▸ DATA IN THIS EXERCISE:
########################################

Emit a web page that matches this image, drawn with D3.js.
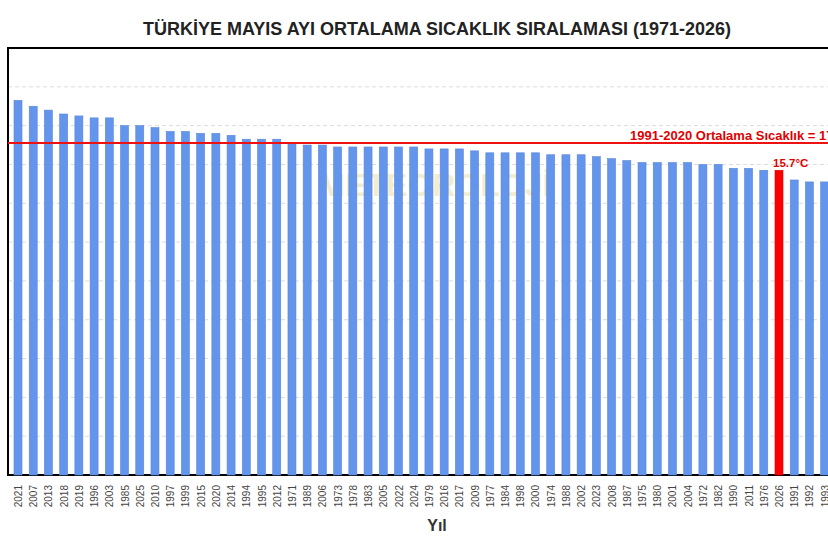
<!DOCTYPE html>
<html>
<head>
<meta charset="utf-8">
<script src="https://cdn.jsdelivr.net/npm/d3@7"></script>
<style>
  body { margin: 0; background: #fff; }
  svg { display: block; font-family: "Liberation Sans", Arial, sans-serif; }
</style>
</head>
<body>
<svg width="828" height="552"></svg>
<script>
// ranking of May mean temperatures, warmest first (last two years fall off the crop)
var years = ['2021','2007','2013','2018','2019','1996','2003','1985','2025','2010',
             '1997','1999','2015','2020','2014','1994','1995','2012','1971','1989',
             '2006','1973','1978','1983','2005','2022','2024','1979','2016','2017',
             '2009','1977','1984','1998','2000','1974','1988','2002','2023','2008',
             '1987','1975','1980','2001','2004','1972','1982','1990','2011','1976',
             '2026','1991','1992','1993'];
var temps = [19.3, 19.0, 18.8, 18.6, 18.5, 18.4, 18.4, 18.0, 18.0, 17.9,
             17.7, 17.7, 17.6, 17.6, 17.5, 17.3, 17.3, 17.3, 17.1, 17.0,
             17.0, 16.9, 16.9, 16.9, 16.9, 16.9, 16.9, 16.8, 16.8, 16.8,
             16.7, 16.6, 16.6, 16.6, 16.6, 16.5, 16.5, 16.5, 16.4, 16.3,
             16.2, 16.1, 16.1, 16.1, 16.1, 16.0, 16.0, 15.8, 15.8, 15.7,
             15.7, 15.2, 15.1, 15.1];
var yTicks = [2, 4, 6, 8, 10, 12, 14, 16, 18, 20];
var normalMean = 17.1;
var highlightYear = '2026';

var svg = d3.select('svg');

var plot = { left: 8, top: 48, right: 865, bottom: 475 };

var x = d3.scalePoint()
    .domain(years)
    .range([18, 18 + 15.22 * (years.length - 1)]);
var barW = 8;

var y = d3.scaleLinear()
    .domain([0, 22])
    .range([plot.bottom, plot.top]);

// title
svg.append('text')
    .attr('x', 437)
    .attr('y', 34.5)
    .attr('text-anchor', 'middle')
    .style('font-size', '18px')
    .style('font-weight', 'bold')
    .style('fill', '#222')
    .text('TÜRKİYE MAYIS AYI ORTALAMA SICAKLIK SIRALAMASI (1971-2026)');

// grid
svg.append('g')
    .selectAll('line')
    .data(yTicks)
    .enter()
    .append('line')
    .attr('x1', plot.left)
    .attr('x2', plot.right)
    .attr('y1', function (d) { return y(d); })
    .attr('y2', function (d) { return y(d); })
    .attr('stroke', '#dcdcdc')
    .attr('stroke-width', 1)
    .attr('stroke-dasharray', '4,3');

// faint watermark
svg.append('text')
    .attr('x', 435)
    .attr('y', 196)
    .attr('text-anchor', 'middle')
    .style('font-size', '32px')
    .style('font-weight', 'bold')
    .style('fill', '#e8dca0')
    .style('opacity', 0.5)
    .text('METEOROLOJİ');

// frame
svg.append('path')
    .attr('d', 'M' + plot.right + ',' + plot.top + 'H' + plot.left + 'V' + plot.bottom + 'H' + plot.right)
    .attr('fill', 'none')
    .attr('stroke', '#000')
    .attr('stroke-width', 2);

// bars
svg.append('g')
    .selectAll('rect')
    .data(years)
    .enter()
    .append('rect')
    .attr('x', function (d) { return x(d) - barW / 2; })
    .attr('y', function (d, i) { return y(temps[i]); })
    .attr('width', barW)
    .attr('height', function (d, i) { return y(0) - y(temps[i]); })
    .attr('fill', function (d) { return d === highlightYear ? '#ff0000' : '#6495ed'; })
    .attr('stroke', function (d) { return d === highlightYear ? '#d00000' : '#5a86d6'; })
    .attr('stroke-width', 0.6);

// mean line
svg.append('line')
    .attr('x1', plot.left)
    .attr('x2', plot.right)
    .attr('y1', y(normalMean))
    .attr('y2', y(normalMean))
    .attr('stroke', '#ee1111')
    .attr('stroke-width', 2);

svg.append('text')
    .attr('x', 630)
    .attr('y', y(normalMean) - 3.5)
    .style('font-size', '13px')
    .style('font-weight', 'bold')
    .style('fill', '#e00000')
    .text('1991-2020 Ortalama Sıcaklık = ' + normalMean + '°C');

// highlighted value
var hi = years.indexOf(highlightYear);
svg.append('text')
    .attr('x', x(highlightYear) - 6)
    .attr('y', y(temps[hi]) - 3.5)
    .style('font-size', '11.5px')
    .style('font-weight', 'bold')
    .style('fill', '#e00000')
    .text(temps[hi] + '°C');

// x axis labels
var xAxis = d3.axisBottom(x).tickSize(0).tickPadding(0);
var gx = svg.append('g')
    .attr('transform', 'translate(0,' + plot.bottom + ')')
    .call(xAxis);
gx.select('.domain').remove();
gx.selectAll('text')
    .attr('transform', 'rotate(-90)')
    .attr('x', -10)
    .attr('y', 0)
    .attr('dy', '0.35em')
    .style('text-anchor', 'end')
    .style('font-size', '10px')
    .style('font-family', '"Liberation Sans", Arial, sans-serif')
    .style('fill', '#444');

svg.append('text')
    .attr('x', 437)
    .attr('y', 531)
    .attr('text-anchor', 'middle')
    .style('font-size', '16px')
    .style('font-weight', 'bold')
    .style('fill', '#333')
    .text('Yıl');
</script>
</body>
</html>
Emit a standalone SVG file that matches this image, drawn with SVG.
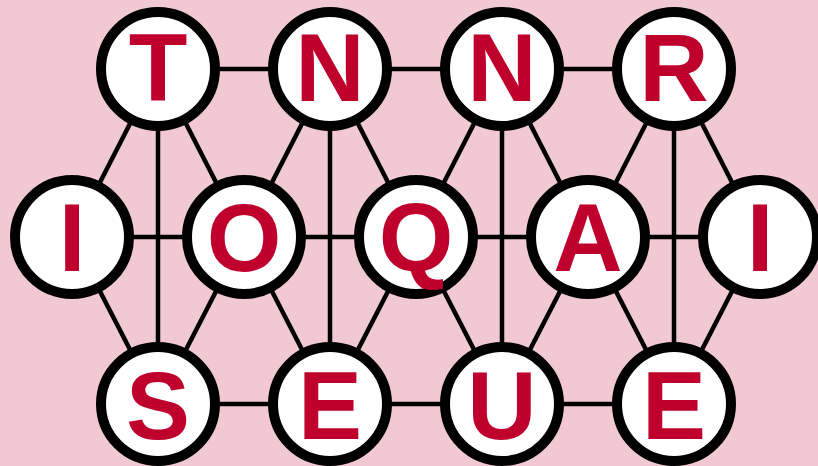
<svg xmlns="http://www.w3.org/2000/svg" width="818" height="466" viewBox="0 0 818 466">
<style>
.e{stroke:#000;stroke-width:4.5;fill:none}
.n circle{fill:#fff;stroke:#000;stroke-width:10}
.n text{font-family:"Liberation Sans",Arial,sans-serif;font-weight:bold;font-size:96px;fill:#bf002d;text-anchor:middle}
</style>
<rect width="818" height="466" fill="#f0c9d2"/>
<g id="edges">
<line class="e" x1="158" y1="69" x2="674" y2="69"/>
<line class="e" x1="72" y1="237" x2="760" y2="237"/>
<line class="e" x1="158" y1="404" x2="674" y2="404"/>
<line class="e" x1="158" y1="69" x2="158" y2="404"/>
<line class="e" x1="330" y1="69" x2="330" y2="404"/>
<line class="e" x1="502" y1="69" x2="502" y2="404"/>
<line class="e" x1="674" y1="69" x2="674" y2="404"/>
<line class="e" x1="158" y1="69" x2="72" y2="237"/>
<line class="e" x1="158" y1="69" x2="244" y2="237"/>
<line class="e" x1="330" y1="69" x2="244" y2="237"/>
<line class="e" x1="330" y1="69" x2="416" y2="237"/>
<line class="e" x1="502" y1="69" x2="416" y2="237"/>
<line class="e" x1="502" y1="69" x2="588" y2="237"/>
<line class="e" x1="674" y1="69" x2="588" y2="237"/>
<line class="e" x1="674" y1="69" x2="760" y2="237"/>
<line class="e" x1="158" y1="404" x2="72" y2="237"/>
<line class="e" x1="158" y1="404" x2="244" y2="237"/>
<line class="e" x1="330" y1="404" x2="244" y2="237"/>
<line class="e" x1="330" y1="404" x2="416" y2="237"/>
<line class="e" x1="502" y1="404" x2="416" y2="237"/>
<line class="e" x1="502" y1="404" x2="588" y2="237"/>
<line class="e" x1="674" y1="404" x2="588" y2="237"/>
<line class="e" x1="674" y1="404" x2="760" y2="237"/>
</g>
<g id="n1" class="n"><circle cx="158" cy="69" r="57"/><text x="158" y="101">T</text></g>
<g id="n2" class="n"><circle cx="330" cy="69" r="57"/><text x="330" y="101">N</text></g>
<g id="n3" class="n"><circle cx="502" cy="69" r="57"/><text x="502" y="101">N</text></g>
<g id="n4" class="n"><circle cx="674" cy="69" r="57"/><text x="674" y="101">R</text></g>
<g id="n5" class="n"><circle cx="72" cy="237" r="57"/><text x="72" y="271">I</text></g>
<g id="n6" class="n"><circle cx="244" cy="237" r="57"/><text x="244" y="271">O</text></g>
<g id="n7" class="n"><circle cx="416" cy="237" r="57"/><text x="416" y="271">Q</text></g>
<g id="n8" class="n"><circle cx="588" cy="237" r="57"/><text x="588" y="271">A</text></g>
<g id="n9" class="n"><circle cx="760" cy="237" r="57"/><text x="760" y="271">I</text></g>
<g id="n10" class="n"><circle cx="158" cy="404" r="57"/><text x="158" y="439">S</text></g>
<g id="n11" class="n"><circle cx="330" cy="404" r="57"/><text x="330" y="439">E</text></g>
<g id="n12" class="n"><circle cx="502" cy="404" r="57"/><text x="502" y="439">U</text></g>
<g id="n13" class="n"><circle cx="674" cy="404" r="57"/><text x="674" y="439">E</text></g>
</svg>
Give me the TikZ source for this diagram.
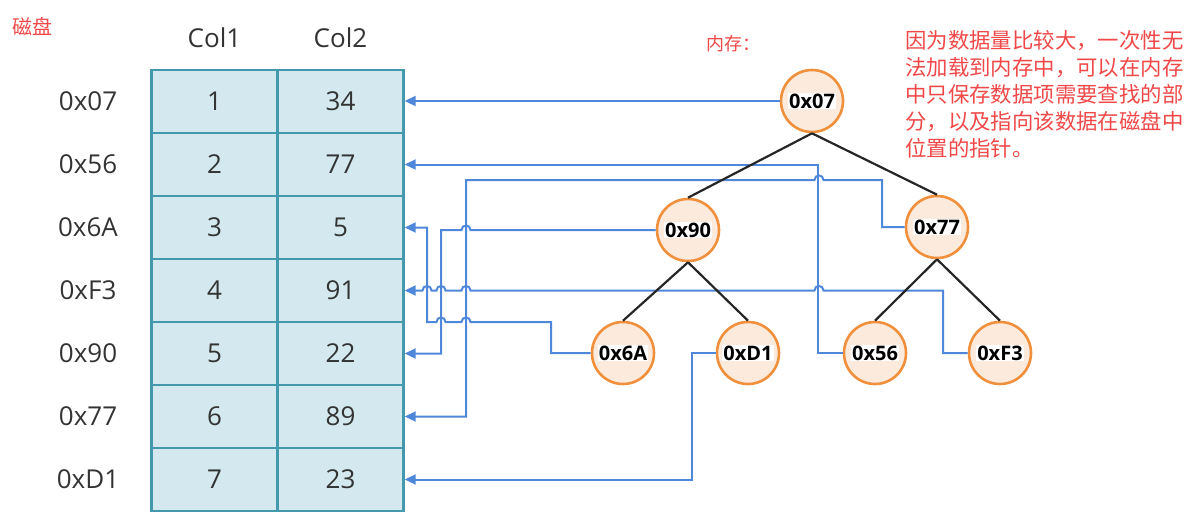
\documentclass[tikz,border=0pt]{standalone}
\usepackage{fontspec}
\setmainfont{Open Sans}
\newfontfamily\cjk{Noto Sans CJK SC}
\usetikzlibrary{arrows.meta}
\definecolor{cellfill}{HTML}{D3E9EF}
\definecolor{cellline}{HTML}{4499AD}
\definecolor{ringline}{HTML}{F0903C}
\definecolor{ringfill}{HTML}{FCEADC}
\definecolor{ptrblue}{HTML}{4F87DA}
\definecolor{notered}{HTML}{F04848}
\definecolor{txt}{HTML}{333333}
\newcommand\hopover[2]{-- (#1+4.5,#2) .. controls (#1+4.5,#2-6) and (#1-4.5,#2-6) .. (#1-4.5,#2)}
\begin{document}
\begin{tikzpicture}[x=1pt,y=-1pt,
 cell/.style={draw=cellline, fill=cellfill, line width=2.4pt, minimum width=126pt, minimum height=63pt, inner sep=0pt, text=txt, font=\fontsize{26}{30}\selectfont},
 rowlbl/.style={text=txt, font=\fontsize{26}{30}\selectfont},
 ring/.style={circle, draw=ringline, fill=ringfill, line width=2.6pt, minimum size=62pt, inner sep=0pt},
 keytext/.style={fill=white, inner sep=1pt, font=\bfseries\fontsize{20}{24}\selectfont},
 ptr/.style={draw=ptrblue, line width=2pt, -{Triangle[length=11pt,width=10pt]}},
 treeedge/.style={draw=black!85, line width=2.2pt},
 note/.style={text=notered}]
\useasboundingbox (0,0) rectangle (1191,528);

% disk table
\foreach \i/\a/\b/\k in {1/1/34/0x07, 2/2/77/0x56, 3/3/5/0x6A, 4/4/91/0xF3, 5/5/22/0x90, 6/6/89/0x77, 7/7/23/0xD1}{
  \node[cell] (c1r\i) at (214.5, 38.5+63*\i) {\a};
  \node[cell] (c2r\i) at (340.5, 38.5+63*\i) {\b};
  \node[rowlbl] (k\i) at (88, 38.5+63*\i) {\k};
}
\node[rowlbl] (h1) at (214.5,38) {Col1};
\node[rowlbl] (h2) at (340.5,38) {Col2};

% labels
\node[note, anchor=west, font=\cjk\fontsize{20}{24}\selectfont, inner sep=0pt] (disk) at (12,27) {磁盘};
\node[note, anchor=west, font=\cjk\fontsize{18}{20}\selectfont, inner sep=0pt] (mem) at (706,44) {内存：};
\node[note, anchor=north west, align=left, inner sep=0pt, font=\cjk\fontsize{21.4}{27}\selectfont] (expl) at (905,30)
 {因为数据量比较大，一次性无\\法加载到内存中，可以在内存\\中只保存数据项需要查找的部\\分，以及指向该数据在磁盘中\\位置的指针。};

% tree nodes
\node[ring] (n07) at (812,101) {}; \node[keytext] (t07) at (n07) {0x07};
\node[ring] (n90) at (688,230) {}; \node[keytext] (t90) at (n90) {0x90};
\node[ring] (n77) at (937,227) {}; \node[keytext] (t77) at (n77) {0x77};
\node[ring] (n6A) at (623,353) {}; \node[keytext] (t6A) at (n6A) {0x6A};
\node[ring] (nD1) at (748,353) {}; \node[keytext] (tD1) at (nD1) {0xD1};
\node[ring] (n56) at (875,353) {}; \node[keytext] (t56) at (n56) {0x56};
\node[ring] (nF3) at (1000,353) {}; \node[keytext] (tF3) at (nF3) {0xF3};

% pointers
\draw[ptr] (n07.west) -- (n07.west -| c2r1.east);
\draw[ptr] (n56.west) -- ++(-25,0) |- (c2r2.east);
\draw[ptr] (n77.west) -- (882,227) -- (882,180) \hopover{819}{180} -- (466,180) -- (466,416.5) -- (c2r6.east);
\draw[ptr] (n90.west) \hopover{466}{230} -- (441,230) -- (441,353.5) -- (c2r5.east);
\draw[ptr] (nF3.west) -- (943,353) -- (943,290.5) \hopover{819}{290.5} \hopover{466}{290.5} \hopover{441}{290.5} \hopover{427}{290.5} -- (c2r4.east);
\draw[ptr] (n6A.west) -- (551,353) -- (551,322) \hopover{466}{322} \hopover{441}{322} -- (427,322) -- (427,227.5) -- (c2r3.east);
\draw[ptr] (nD1.west) -- ++(-24,0) |- (c2r7.east);

% tree edges
\draw[treeedge] (n07.south) -- (n90.north);
\draw[treeedge] (n07.south) -- (n77.north);
\draw[treeedge] (n90.south) -- (n6A.north);
\draw[treeedge] (n90.south) -- (nD1.north);
\draw[treeedge] (n77.south) -- (n56.north);
\draw[treeedge] (n77.south) -- (nF3.north);
\end{tikzpicture}
\end{document}
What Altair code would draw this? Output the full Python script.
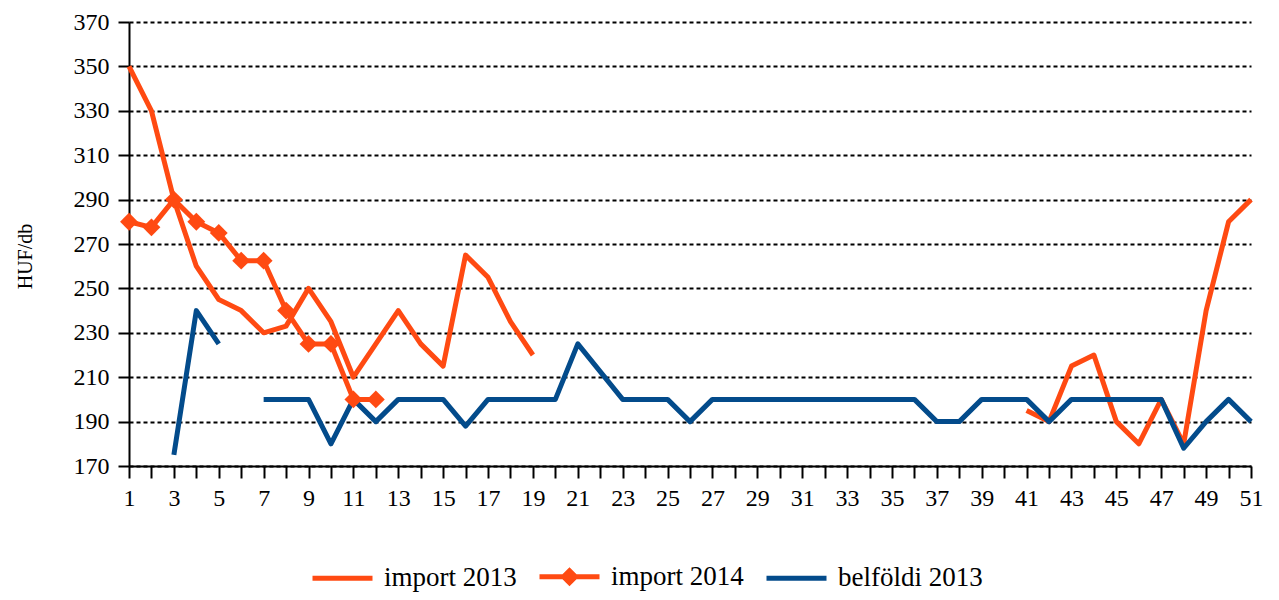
import altair as alt
import pandas as pd

weeks = list(range(1, 52))
y_ticks = list(range(170, 371, 20))

import_2013 = [350, 330, 290, 260, 245, 240, 230, 233, 250, 235,
               210, 225, 240, 225, 215, 265, 255, 235, 220] + [None] * 21 + \
              [195, 190, 215, 220, 190, 180, 200, 180, 240, 280, 290]
import_2014 = [280, 277.5, 290, 280, 275, 262.5, 262.5, 240, 225, 225, 200, 200] + [None] * 39
belfoldi_2013 = [None, None, 175, 240, 225, None, 200, 200, 200, 180,
                 200, 190, 200, 200, 200, 188, 200, 200, 200, 200,
                 225, 212.5, 200, 200, 200, 190] + [200] * 10 + \
                [190, 190, 200, 200, 200, 190, 200, 200, 200, 200, 200, 178, 190, 200, 190]

series_names = ["import 2013", "import 2014", "belföldi 2013"]
series_values = [import_2013, import_2014, belfoldi_2013]
series_colors = ["#FF4A12", "#FF4A12", "#034B8B"]
marker_series = "import 2014"

rows = []
for name, vals in zip(series_names, series_values):
    seg = 0
    gap = True
    for w, v in zip(weeks, vals):
        if v is None:
            gap = True
            continue
        if gap:
            seg += 1
            gap = False
        rows.append({"week": w, "value": v, "series": name, "segment": f"{name}-{seg}"})
df = pd.DataFrame(rows)

FONT = "Liberation Serif"

x_enc = alt.X(
    "week:Q",
    scale=alt.Scale(domain=[1, 51], nice=False, zero=False),
    axis=alt.Axis(
        values=weeks,
        labelExpr="datum.value % 2 == 1 ? datum.label : ''",
        labelOverlap=False,
        labelFlush=False,
        title=None,
        grid=False,
        tickSize=12,
        labelPadding=8,
    ),
)
y_enc = alt.Y(
    "value:Q",
    scale=alt.Scale(domain=[170, 370], nice=False, zero=False),
    axis=alt.Axis(
        values=y_ticks,
        title="HUF/db",
        titleX=-104,
        titleY=234,
        titleAngle=-90,
        titleAlign="center",
        titleBaseline="middle",
        titleFontSize=20,
        titleFontWeight="normal",
        grid=True,
        gridColor="black",
        gridDash=[4, 3],
        gridWidth=2,
        tickSize=11,
        labelPadding=9,
    ),
)

legend_shape = ("datum.value == 'import 2014' ? "
                "'M-1,0L1,0M0,-0.2L0.2,0L0,0.2L-0.2,0Z' : 'M-1,0L1,0'")

color_enc = alt.Color(
    "series:N",
    scale=alt.Scale(domain=series_names, range=series_colors),
    sort=series_names,
    legend=alt.Legend(
        title=None,
        orient="none",
        legendX=181,
        legendY=522,
        direction="horizontal",
        symbolType=alt.ExprRef(expr=legend_shape),
        symbolSize=3600,
        symbolStrokeWidth=5,
        symbolFillColor="#FF4A12",
        labelFont=FONT,
        labelFontSize=27,
        labelColor="black",
        labelOffset=9,
        labelLimit=0,
        columnPadding=12,
        padding=0,
    ),
)

lines = alt.Chart(df).mark_line(strokeWidth=5, strokeJoin="round").encode(
    x=x_enc, y=y_enc, color=color_enc, detail="segment:N", order="week:Q"
)
points = alt.Chart(df).transform_filter(
    alt.datum.series == marker_series
).mark_point(shape="diamond", filled=True, size=320, opacity=1, color="#FF4A12").encode(
    x=x_enc, y=y_enc
)

chart = alt.layer(lines, points).properties(
    width=1122,
    height=444,
    autosize=alt.AutoSizeParams(type="none"),
    padding={"left": 121, "top": 14, "right": 12, "bottom": 126},
).configure_view(stroke=None).configure_axis(
    labelFont=FONT,
    titleFont=FONT,
    labelFontSize=24,
    labelColor="black",
    titleColor="black",
    domainColor="black",
    domainWidth=2,
    tickColor="black",
    tickWidth=2,
)

chart.save("out.html", embed_options={"renderer": "svg", "actions": False})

########################################

▸ WHAT IS REQUIRED:
Repeat the lines above, starting at the first and stopping after the line that holds "SICAKLIK SIRALAMASI (1971-2026)');", with the pictures left out.

▸ EXERCISE ANSWER:
Emit a web page that matches this image, drawn with D3.js.
<!DOCTYPE html>
<html>
<head>
<meta charset="utf-8">
<script src="https://cdn.jsdelivr.net/npm/d3@7"></script>
<style>
  body { margin: 0; background: #fff; }
  svg { display: block; font-family: "Liberation Sans", Arial, sans-serif; }
</style>
</head>
<body>
<svg width="828" height="552"></svg>
<script>
// ranking of May mean temperatures, warmest first (last two years fall off the crop)
var years = ['2021','2007','2013','2018','2019','1996','2003','1985','2025','2010',
             '1997','1999','2015','2020','2014','1994','1995','2012','1971','1989',
             '2006','1973','1978','1983','2005','2022','2024','1979','2016','2017',
             '2009','1977','1984','1998','2000','1974','1988','2002','2023','2008',
             '1987','1975','1980','2001','2004','1972','1982','1990','2011','1976',
             '2026','1991','1992','1993'];
var temps = [19.3, 19.0, 18.8, 18.6, 18.5, 18.4, 18.4, 18.0, 18.0, 17.9,
             17.7, 17.7, 17.6, 17.6, 17.5, 17.3, 17.3, 17.3, 17.1, 17.0,
             17.0, 16.9, 16.9, 16.9, 16.9, 16.9, 16.9, 16.8, 16.8, 16.8,
             16.7, 16.6, 16.6, 16.6, 16.6, 16.5, 16.5, 16.5, 16.4, 16.3,
             16.2, 16.1, 16.1, 16.1, 16.1, 16.0, 16.0, 15.8, 15.8, 15.7,
             15.7, 15.2, 15.1, 15.1];
var yTicks = [2, 4, 6, 8, 10, 12, 14, 16, 18, 20];
var normalMean = 17.1;
var highlightYear = '2026';

var svg = d3.select('svg');

var plot = { left: 8, top: 48, right: 865, bottom: 475 };

var x = d3.scalePoint()
    .domain(years)
    .range([18, 18 + 15.22 * (years.length - 1)]);
var barW = 8;

var y = d3.scaleLinear()
    .domain([0, 22])
    .range([plot.bottom, plot.top]);

// title
svg.append('text')
    .attr('x', 437)
    .attr('y', 34.5)
    .attr('text-anchor', 'middle')
    .style('font-size', '18px')
    .style('font-weight', 'bold')
    .style('fill', '#222')
    .text('TÜRKİYE MAYIS AYI ORTALAMA SICAKLIK SIRALAMASI (1971-2026)');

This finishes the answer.